During the 2019-20 season, the Artists-in-Residence will weave together the many threads of Kaufman Music Center, performing on Merkin Hall series and working with students from Kaufman Music Center’s music education programs: Special Music School, the only K-12 public school in the U.S. that teaches music as a core subject; Face the Music, a youth new music ensemble dedicated to performing cutting-edge music by living composers, including its own members; and Lucy Moses School, NYC’s largest community music school.

“The Artists-in-Residence are as multi-faceted as Kaufman Music Center, a unique musical ecosystem where audiences and learners of all ages and backgrounds can connect with music on stage and in the classroom,” says KMC Executive Director Kate Sheeran. “We’re thrilled that our students – the musical leaders of tomorrow – will have unparalleled opportunities to work with these forward-looking artists, who are also outstanding educators, as mentors and role models.”

This season, JACK Quartet will be the Resident Quartet of Face the Music, and will also coach and perform at SMS. KMC will serve as home base for the JACK Studio Project, a new initiative that will help support a more equitable musical landscape by commissioning six artists each year from communities underrepresented in classical music. JACK and KMC students will participate in workshops and performances throughout the year, including works by selected JACK Studio artists at Kaufman Music Center’s Ecstatic Music series in Merkin Hall next spring.

In addition to flute, composition and chamber music masterclasses, Nathalie Joachim will lead an extensive creative collaboration experience with SMS and LMS students culminating with the performance of new works co-created with the students. She will perform Fanm d’Ayiti (Women of Haiti), an evening-length work for voice, flute, string quartet and electronics celebrating some of Haiti’s most iconic yet underrepresented female artists, with Spektral Quartet as part of Kaufman Music Center’s Ecstatic Music series at Merkin Hall on October 26. In February, her work with Face the Music will culminate in a performance of new arrangements of the Fanm d’Ayiti project at National Sawdust on February 10.

In addition to his popular What Makes It Great? series at Merkin Hall, Rob Kapilow will work with SMS students in the classroom, exploring the diverse pathways open to 21st century musicians and the role of entrepreneurship in music careers in presentations and workshops.

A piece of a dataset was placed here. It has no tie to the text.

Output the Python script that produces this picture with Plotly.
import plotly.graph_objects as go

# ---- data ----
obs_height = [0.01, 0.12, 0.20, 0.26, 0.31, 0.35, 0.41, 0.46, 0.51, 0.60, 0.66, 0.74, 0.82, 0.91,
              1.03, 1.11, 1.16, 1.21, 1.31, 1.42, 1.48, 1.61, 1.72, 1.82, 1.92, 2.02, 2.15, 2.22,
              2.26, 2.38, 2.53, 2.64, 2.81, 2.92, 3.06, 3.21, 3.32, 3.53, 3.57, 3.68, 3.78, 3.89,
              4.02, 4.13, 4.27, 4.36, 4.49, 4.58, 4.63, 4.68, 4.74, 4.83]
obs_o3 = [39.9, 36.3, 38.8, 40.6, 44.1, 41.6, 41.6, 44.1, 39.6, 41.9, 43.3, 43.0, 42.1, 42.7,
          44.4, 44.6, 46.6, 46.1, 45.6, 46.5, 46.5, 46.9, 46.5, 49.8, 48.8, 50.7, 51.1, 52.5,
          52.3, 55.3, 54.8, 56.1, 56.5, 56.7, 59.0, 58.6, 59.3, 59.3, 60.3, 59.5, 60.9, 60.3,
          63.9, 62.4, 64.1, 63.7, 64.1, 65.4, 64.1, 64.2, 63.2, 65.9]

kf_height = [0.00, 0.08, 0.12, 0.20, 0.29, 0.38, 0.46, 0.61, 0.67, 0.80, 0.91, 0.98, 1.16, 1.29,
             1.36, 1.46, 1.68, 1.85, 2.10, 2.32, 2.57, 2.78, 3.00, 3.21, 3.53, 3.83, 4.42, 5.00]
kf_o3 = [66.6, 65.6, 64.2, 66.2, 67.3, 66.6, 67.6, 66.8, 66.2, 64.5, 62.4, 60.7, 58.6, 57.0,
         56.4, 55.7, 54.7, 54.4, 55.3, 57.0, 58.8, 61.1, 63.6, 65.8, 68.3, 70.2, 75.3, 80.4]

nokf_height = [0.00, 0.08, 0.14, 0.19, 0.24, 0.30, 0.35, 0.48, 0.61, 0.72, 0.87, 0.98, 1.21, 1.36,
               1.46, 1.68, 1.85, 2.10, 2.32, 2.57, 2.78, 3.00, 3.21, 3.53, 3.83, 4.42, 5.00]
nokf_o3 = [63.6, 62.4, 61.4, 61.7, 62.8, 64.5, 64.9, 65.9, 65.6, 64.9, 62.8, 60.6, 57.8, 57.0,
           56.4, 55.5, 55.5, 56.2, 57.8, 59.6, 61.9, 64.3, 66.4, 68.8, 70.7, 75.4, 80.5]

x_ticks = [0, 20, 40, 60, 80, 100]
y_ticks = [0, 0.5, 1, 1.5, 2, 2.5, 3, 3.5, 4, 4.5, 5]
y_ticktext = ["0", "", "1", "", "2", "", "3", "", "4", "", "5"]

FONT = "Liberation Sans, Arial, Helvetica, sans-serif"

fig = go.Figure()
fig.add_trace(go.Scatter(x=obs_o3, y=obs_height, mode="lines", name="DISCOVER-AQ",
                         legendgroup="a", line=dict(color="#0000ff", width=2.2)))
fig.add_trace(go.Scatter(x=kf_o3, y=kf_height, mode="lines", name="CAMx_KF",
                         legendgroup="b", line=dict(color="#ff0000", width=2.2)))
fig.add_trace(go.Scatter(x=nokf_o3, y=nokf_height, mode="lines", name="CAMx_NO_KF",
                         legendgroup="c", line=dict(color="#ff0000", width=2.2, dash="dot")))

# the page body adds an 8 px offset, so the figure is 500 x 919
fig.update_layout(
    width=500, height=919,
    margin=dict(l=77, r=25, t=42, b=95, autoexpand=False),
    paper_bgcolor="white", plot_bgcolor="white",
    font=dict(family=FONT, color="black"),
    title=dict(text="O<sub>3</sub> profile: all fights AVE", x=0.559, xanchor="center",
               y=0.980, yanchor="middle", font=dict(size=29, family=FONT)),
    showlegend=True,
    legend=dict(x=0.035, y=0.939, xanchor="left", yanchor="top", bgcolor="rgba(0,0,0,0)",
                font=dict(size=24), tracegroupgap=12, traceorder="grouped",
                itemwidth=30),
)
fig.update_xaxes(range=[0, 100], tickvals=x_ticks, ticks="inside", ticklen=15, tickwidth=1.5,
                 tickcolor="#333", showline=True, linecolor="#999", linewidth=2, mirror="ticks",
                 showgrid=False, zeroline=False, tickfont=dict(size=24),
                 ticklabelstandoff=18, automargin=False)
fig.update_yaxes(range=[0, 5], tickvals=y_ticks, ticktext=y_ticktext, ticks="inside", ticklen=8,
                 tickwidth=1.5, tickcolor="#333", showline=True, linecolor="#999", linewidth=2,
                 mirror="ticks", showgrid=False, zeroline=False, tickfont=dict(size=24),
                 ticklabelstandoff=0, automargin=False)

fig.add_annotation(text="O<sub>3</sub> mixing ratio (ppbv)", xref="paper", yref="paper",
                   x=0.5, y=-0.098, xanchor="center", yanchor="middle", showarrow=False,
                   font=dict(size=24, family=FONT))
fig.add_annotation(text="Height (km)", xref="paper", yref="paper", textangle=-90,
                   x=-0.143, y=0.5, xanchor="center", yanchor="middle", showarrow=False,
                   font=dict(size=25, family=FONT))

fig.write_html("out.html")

He will inspire students to write poems about their experiences and set them to music, and help them develop meaningful community engagement projects centered around music. Author of the forthcoming Listening for America: Inside the Great American Songbook from Gershwin to Sondheim (W.W. Norton & Company), Kapilow will place the songs and stories of some of the most treasured American Songbook composers within a larger historical context for the students, and coach them leading up to the school’s annual cabaret performance in May.